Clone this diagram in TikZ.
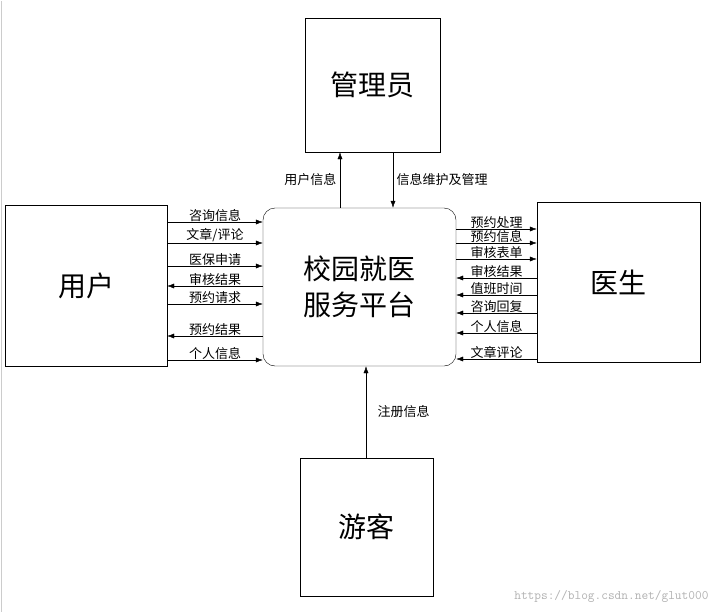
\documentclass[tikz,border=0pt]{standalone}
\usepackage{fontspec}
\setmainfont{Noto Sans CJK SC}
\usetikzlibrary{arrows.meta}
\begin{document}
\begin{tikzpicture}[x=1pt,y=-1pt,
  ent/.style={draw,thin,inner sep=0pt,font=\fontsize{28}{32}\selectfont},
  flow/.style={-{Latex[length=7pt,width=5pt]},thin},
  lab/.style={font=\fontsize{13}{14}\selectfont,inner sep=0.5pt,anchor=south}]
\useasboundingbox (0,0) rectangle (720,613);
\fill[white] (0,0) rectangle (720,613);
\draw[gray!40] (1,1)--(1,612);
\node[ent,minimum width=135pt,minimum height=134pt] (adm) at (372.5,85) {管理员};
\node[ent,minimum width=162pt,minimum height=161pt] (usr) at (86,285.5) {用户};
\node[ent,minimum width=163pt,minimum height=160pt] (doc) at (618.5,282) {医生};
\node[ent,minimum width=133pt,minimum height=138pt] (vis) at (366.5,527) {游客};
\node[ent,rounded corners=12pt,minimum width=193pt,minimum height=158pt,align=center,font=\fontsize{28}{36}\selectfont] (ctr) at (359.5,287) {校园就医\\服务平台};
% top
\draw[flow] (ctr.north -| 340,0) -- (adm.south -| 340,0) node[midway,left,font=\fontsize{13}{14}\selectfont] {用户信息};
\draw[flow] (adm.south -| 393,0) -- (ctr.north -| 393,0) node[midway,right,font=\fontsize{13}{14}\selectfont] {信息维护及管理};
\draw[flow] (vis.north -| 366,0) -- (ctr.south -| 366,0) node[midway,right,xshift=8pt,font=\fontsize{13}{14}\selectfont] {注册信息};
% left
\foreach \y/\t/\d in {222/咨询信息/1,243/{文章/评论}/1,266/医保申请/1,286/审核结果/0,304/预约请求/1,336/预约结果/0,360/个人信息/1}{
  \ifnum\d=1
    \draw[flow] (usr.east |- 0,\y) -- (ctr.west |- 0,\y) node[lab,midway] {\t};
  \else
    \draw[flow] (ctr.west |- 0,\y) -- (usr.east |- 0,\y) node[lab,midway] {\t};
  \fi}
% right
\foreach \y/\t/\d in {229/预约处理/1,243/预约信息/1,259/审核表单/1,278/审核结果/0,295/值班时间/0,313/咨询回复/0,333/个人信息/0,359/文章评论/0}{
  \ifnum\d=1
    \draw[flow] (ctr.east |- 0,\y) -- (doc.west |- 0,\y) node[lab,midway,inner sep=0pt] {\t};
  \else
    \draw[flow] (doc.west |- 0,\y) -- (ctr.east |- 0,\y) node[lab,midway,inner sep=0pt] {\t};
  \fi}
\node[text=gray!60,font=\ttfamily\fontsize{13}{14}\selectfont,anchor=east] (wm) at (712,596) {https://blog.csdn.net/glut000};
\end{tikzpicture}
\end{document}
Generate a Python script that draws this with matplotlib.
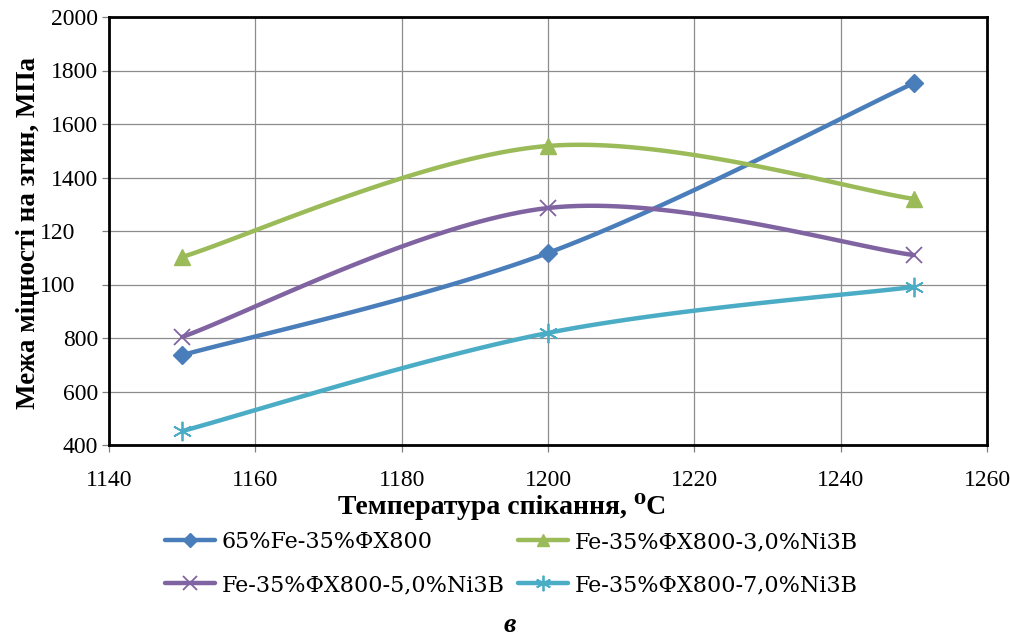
•••••
Challenge
Set the pictures aside and transcribe the data above exactly.

Full solution
Clone this diagram in TikZ.
\documentclass[tikz,border=0pt]{standalone}
\usepackage{fontspec}
\setmainfont{Noto Sans CJK SC}
\usetikzlibrary{arrows.meta}
\begin{document}
\begin{tikzpicture}[x=1pt,y=-1pt,
  ent/.style={draw,thin,inner sep=0pt,font=\fontsize{28}{32}\selectfont},
  flow/.style={-{Latex[length=7pt,width=5pt]},thin},
  lab/.style={font=\fontsize{13}{14}\selectfont,inner sep=0.5pt,anchor=south}]
\useasboundingbox (0,0) rectangle (720,613);
\fill[white] (0,0) rectangle (720,613);
\draw[gray!40] (1,1)--(1,612);
\node[ent,minimum width=135pt,minimum height=134pt] (adm) at (372.5,85) {管理员};
\node[ent,minimum width=162pt,minimum height=161pt] (usr) at (86,285.5) {用户};
\node[ent,minimum width=163pt,minimum height=160pt] (doc) at (618.5,282) {医生};
\node[ent,minimum width=133pt,minimum height=138pt] (vis) at (366.5,527) {游客};
\node[ent,rounded corners=12pt,minimum width=193pt,minimum height=158pt,align=center,font=\fontsize{28}{36}\selectfont] (ctr) at (359.5,287) {校园就医\\服务平台};
% top
\draw[flow] (ctr.north -| 340,0) -- (adm.south -| 340,0) node[midway,left,font=\fontsize{13}{14}\selectfont] {用户信息};
\draw[flow] (adm.south -| 393,0) -- (ctr.north -| 393,0) node[midway,right,font=\fontsize{13}{14}\selectfont] {信息维护及管理};
\draw[flow] (vis.north -| 366,0) -- (ctr.south -| 366,0) node[midway,right,xshift=8pt,font=\fontsize{13}{14}\selectfont] {注册信息};
% left
\foreach \y/\t/\d in {222/咨询信息/1,243/{文章/评论}/1,266/医保申请/1,286/审核结果/0,304/预约请求/1,336/预约结果/0,360/个人信息/1}{
  \ifnum\d=1
    \draw[flow] (usr.east |- 0,\y) -- (ctr.west |- 0,\y) node[lab,midway] {\t};
  \else
    \draw[flow] (ctr.west |- 0,\y) -- (usr.east |- 0,\y) node[lab,midway] {\t};
  \fi}
% right
\foreach \y/\t/\d in {229/预约处理/1,243/预约信息/1,259/审核表单/1,278/审核结果/0,295/值班时间/0,313/咨询回复/0,333/个人信息/0,359/文章评论/0}{
  \ifnum\d=1
    \draw[flow] (ctr.east |- 0,\y) -- (doc.west |- 0,\y) node[lab,midway,inner sep=0pt] {\t};
  \else
    \draw[flow] (doc.west |- 0,\y) -- (ctr.east |- 0,\y) node[lab,midway,inner sep=0pt] {\t};
  \fi}
\node[text=gray!60,font=\ttfamily\fontsize{13}{14}\selectfont,anchor=east] (wm) at (712,596) {https://blog.csdn.net/glut000};
\end{tikzpicture}
\end{document}
Generate a Python script that draws this with matplotlib.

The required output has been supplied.